==== ENTRIES SHOWN ====

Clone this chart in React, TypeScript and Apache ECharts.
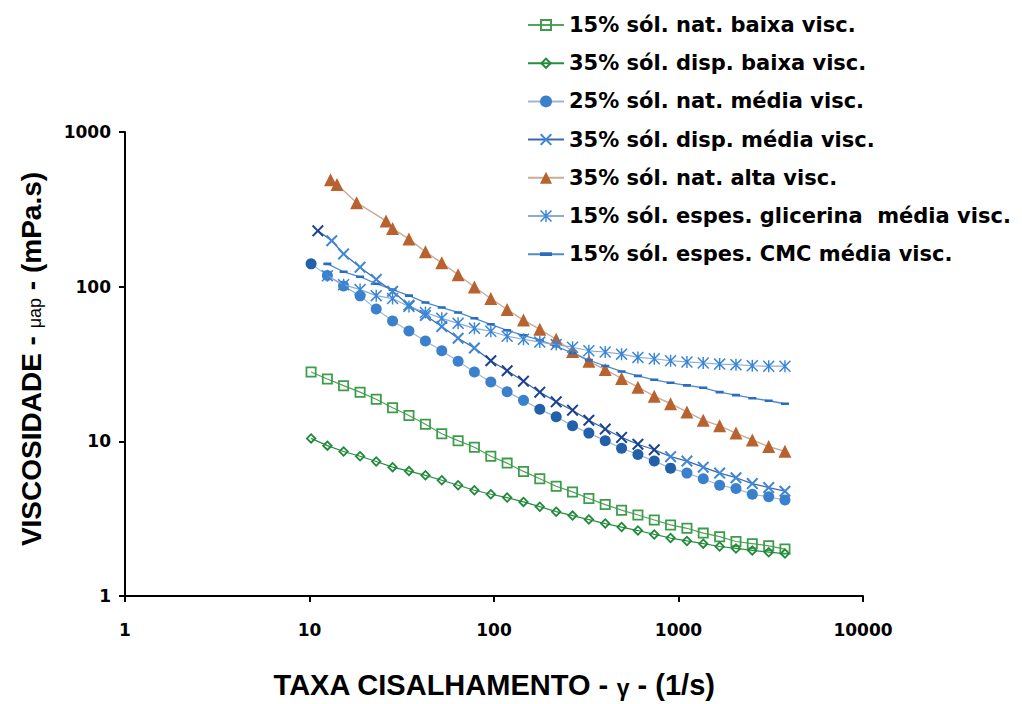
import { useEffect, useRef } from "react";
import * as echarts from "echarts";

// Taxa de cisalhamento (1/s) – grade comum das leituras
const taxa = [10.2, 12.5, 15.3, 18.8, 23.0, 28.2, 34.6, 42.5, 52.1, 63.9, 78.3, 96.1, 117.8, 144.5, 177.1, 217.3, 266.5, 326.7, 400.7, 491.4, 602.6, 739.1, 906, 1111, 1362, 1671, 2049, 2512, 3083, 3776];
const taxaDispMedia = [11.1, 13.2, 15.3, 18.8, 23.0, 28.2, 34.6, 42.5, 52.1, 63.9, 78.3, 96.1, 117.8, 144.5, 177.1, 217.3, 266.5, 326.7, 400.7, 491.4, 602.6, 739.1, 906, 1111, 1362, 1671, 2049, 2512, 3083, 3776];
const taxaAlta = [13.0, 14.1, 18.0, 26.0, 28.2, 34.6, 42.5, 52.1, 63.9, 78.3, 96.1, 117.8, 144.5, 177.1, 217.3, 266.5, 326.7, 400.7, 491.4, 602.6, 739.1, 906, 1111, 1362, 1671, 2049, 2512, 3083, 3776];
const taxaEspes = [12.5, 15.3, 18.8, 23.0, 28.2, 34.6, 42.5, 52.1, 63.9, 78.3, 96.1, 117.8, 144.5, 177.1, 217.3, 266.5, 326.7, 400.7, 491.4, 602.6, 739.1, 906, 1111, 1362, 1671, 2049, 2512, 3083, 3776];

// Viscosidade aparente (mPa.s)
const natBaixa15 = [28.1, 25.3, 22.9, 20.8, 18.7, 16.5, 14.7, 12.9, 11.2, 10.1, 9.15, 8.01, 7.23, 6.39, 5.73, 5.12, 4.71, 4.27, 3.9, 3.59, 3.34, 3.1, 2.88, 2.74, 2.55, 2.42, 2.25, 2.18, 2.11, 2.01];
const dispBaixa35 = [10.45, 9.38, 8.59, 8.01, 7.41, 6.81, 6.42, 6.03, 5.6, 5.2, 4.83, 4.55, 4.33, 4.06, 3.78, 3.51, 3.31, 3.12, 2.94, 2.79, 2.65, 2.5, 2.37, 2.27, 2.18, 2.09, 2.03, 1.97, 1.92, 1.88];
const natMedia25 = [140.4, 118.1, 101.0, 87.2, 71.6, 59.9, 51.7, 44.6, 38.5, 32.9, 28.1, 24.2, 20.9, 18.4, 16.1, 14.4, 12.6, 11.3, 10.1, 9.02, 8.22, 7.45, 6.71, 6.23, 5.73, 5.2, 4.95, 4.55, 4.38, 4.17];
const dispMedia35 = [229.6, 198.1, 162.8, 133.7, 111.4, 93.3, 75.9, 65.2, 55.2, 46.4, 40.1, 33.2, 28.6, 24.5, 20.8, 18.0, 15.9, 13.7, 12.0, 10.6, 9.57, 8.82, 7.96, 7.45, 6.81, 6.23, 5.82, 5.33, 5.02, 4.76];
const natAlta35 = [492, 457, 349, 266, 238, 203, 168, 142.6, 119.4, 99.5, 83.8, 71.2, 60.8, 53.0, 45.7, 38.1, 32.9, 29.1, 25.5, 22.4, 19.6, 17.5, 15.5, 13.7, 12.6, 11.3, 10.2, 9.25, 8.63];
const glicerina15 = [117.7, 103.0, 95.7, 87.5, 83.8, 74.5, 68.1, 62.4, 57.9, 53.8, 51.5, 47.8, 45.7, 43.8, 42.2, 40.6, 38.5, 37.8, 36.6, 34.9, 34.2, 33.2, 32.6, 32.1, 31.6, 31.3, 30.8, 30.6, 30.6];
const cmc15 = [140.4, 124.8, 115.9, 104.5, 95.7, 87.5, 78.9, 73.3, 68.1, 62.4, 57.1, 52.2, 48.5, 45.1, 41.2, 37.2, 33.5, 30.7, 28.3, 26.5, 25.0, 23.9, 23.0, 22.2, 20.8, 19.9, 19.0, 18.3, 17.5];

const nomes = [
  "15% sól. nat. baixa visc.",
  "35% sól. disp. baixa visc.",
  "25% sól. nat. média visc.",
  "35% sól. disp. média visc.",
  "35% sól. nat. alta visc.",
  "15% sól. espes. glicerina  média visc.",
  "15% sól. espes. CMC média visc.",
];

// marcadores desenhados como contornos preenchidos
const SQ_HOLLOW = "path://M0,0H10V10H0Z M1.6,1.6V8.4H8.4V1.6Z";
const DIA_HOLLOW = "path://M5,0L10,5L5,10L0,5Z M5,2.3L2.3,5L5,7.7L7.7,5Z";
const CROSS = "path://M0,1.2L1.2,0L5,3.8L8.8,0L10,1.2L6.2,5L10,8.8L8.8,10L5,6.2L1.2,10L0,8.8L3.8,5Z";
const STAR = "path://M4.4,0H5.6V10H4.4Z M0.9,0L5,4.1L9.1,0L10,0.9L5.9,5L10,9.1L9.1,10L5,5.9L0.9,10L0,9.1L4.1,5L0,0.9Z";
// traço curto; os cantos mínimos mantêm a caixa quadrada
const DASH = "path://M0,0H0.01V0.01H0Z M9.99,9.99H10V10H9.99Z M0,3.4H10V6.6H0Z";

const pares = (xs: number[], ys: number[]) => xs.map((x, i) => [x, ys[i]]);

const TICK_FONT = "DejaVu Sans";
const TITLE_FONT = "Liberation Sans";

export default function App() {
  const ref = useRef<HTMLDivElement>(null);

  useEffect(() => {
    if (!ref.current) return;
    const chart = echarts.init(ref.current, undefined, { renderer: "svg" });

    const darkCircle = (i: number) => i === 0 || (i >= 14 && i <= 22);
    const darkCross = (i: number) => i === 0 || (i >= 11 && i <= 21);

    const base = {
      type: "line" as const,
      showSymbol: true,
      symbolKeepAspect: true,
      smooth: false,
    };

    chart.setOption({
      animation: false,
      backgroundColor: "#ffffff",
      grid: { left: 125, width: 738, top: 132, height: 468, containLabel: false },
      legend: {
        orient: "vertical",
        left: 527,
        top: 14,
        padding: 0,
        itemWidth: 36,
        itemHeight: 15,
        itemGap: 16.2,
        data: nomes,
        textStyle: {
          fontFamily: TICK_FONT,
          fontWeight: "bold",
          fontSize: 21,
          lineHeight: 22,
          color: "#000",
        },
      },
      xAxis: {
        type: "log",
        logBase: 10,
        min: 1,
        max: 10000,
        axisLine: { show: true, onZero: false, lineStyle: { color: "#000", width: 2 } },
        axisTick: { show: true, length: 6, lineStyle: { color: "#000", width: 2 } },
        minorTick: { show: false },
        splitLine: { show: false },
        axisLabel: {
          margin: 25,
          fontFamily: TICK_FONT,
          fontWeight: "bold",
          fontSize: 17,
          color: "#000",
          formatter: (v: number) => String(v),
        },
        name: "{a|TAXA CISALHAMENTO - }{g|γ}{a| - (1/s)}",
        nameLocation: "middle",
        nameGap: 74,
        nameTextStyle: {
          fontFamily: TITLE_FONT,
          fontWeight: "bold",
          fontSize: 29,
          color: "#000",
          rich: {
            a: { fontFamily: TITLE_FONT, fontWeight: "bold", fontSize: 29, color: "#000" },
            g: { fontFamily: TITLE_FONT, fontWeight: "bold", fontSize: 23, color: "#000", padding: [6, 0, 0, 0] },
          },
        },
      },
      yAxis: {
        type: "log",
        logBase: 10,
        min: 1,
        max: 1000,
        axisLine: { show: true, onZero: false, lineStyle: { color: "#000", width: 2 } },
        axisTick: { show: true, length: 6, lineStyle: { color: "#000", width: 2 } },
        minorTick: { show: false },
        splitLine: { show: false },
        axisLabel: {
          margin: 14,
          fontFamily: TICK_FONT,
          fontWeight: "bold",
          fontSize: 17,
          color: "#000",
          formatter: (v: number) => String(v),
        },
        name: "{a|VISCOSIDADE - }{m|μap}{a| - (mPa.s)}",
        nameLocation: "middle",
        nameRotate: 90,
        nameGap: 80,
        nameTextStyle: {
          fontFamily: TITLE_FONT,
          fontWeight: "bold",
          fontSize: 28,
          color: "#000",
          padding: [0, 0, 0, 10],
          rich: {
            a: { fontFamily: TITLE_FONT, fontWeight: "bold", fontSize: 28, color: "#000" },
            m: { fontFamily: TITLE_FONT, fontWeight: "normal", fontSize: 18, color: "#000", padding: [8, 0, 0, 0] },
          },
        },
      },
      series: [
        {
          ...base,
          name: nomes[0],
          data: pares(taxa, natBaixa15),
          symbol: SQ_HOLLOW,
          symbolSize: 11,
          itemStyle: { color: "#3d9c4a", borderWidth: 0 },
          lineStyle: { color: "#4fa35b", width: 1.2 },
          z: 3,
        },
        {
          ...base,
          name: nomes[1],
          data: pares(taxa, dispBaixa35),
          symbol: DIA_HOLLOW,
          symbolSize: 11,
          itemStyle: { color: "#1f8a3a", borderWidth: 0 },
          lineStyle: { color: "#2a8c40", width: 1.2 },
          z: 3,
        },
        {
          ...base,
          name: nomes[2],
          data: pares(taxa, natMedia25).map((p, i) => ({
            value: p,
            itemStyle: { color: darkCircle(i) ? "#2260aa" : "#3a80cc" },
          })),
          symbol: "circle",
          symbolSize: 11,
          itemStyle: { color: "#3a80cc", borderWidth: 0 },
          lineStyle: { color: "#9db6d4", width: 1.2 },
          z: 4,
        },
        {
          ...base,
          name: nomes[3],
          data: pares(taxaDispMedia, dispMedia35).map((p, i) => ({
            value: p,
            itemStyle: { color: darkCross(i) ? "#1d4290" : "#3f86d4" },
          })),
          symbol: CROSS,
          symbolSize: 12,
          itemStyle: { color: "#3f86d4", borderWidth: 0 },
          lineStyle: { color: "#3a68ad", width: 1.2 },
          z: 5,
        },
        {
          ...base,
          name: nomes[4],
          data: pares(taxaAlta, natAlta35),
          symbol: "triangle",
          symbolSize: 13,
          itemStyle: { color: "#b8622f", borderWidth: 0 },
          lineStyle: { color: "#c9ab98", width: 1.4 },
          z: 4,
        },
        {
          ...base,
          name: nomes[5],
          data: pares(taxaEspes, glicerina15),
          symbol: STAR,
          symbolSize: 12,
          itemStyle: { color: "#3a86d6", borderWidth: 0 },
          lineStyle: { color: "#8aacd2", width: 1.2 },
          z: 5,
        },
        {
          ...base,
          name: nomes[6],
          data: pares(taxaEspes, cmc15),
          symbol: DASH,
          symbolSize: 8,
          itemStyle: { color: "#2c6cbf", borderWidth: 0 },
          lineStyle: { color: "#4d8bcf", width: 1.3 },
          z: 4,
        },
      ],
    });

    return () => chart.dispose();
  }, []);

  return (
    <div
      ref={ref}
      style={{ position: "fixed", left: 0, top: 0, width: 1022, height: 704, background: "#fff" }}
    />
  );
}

====
==== ENTRIES SHOWN ====

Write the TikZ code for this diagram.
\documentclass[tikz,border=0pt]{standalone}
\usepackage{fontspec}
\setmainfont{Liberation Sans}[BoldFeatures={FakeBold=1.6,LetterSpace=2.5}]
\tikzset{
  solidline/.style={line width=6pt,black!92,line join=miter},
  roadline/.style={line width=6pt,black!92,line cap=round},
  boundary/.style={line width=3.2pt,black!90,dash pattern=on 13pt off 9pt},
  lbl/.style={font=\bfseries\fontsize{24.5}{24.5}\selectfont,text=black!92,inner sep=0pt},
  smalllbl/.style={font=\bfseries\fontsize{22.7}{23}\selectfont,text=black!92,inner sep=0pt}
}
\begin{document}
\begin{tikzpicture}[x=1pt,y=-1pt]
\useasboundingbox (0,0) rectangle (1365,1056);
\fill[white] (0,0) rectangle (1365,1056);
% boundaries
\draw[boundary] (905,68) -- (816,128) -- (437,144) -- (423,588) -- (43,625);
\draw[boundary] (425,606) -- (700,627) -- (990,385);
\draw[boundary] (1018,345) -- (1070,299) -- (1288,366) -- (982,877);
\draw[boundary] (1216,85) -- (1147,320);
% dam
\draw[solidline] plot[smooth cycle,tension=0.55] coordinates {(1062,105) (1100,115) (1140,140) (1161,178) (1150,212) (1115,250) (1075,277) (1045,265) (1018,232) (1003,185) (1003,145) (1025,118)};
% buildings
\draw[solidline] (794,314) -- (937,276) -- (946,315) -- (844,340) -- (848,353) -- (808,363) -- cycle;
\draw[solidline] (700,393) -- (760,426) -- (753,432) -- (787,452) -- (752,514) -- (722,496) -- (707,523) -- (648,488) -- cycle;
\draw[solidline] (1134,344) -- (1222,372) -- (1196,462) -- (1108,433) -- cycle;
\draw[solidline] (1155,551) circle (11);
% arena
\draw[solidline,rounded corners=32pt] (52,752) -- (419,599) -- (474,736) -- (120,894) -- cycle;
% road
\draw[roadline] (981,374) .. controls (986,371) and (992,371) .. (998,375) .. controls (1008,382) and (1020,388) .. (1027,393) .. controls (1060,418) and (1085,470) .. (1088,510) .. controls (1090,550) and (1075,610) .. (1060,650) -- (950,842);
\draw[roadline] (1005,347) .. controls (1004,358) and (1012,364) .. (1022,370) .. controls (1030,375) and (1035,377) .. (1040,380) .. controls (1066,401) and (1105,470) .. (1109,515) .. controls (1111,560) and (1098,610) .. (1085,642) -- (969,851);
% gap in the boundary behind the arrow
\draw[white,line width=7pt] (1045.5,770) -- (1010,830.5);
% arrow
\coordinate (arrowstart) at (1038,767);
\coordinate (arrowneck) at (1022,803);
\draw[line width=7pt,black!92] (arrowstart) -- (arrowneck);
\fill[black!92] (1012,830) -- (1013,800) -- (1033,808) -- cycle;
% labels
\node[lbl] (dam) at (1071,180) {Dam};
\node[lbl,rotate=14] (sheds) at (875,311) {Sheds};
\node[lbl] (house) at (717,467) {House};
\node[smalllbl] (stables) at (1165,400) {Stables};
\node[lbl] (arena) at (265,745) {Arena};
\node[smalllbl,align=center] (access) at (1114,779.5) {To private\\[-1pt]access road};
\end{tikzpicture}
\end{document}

====

*PROMPT*:
In the listing above, find the line containing "Clone this chart" and the line containing "import * as". Reproduce those lines and all between them exactly, with no pictures and nothing more.

*IN RESPONSE*:
Clone this chart in React, TypeScript and Apache ECharts.
import { useEffect, useRef } from "react";
import * as echarts from "echarts";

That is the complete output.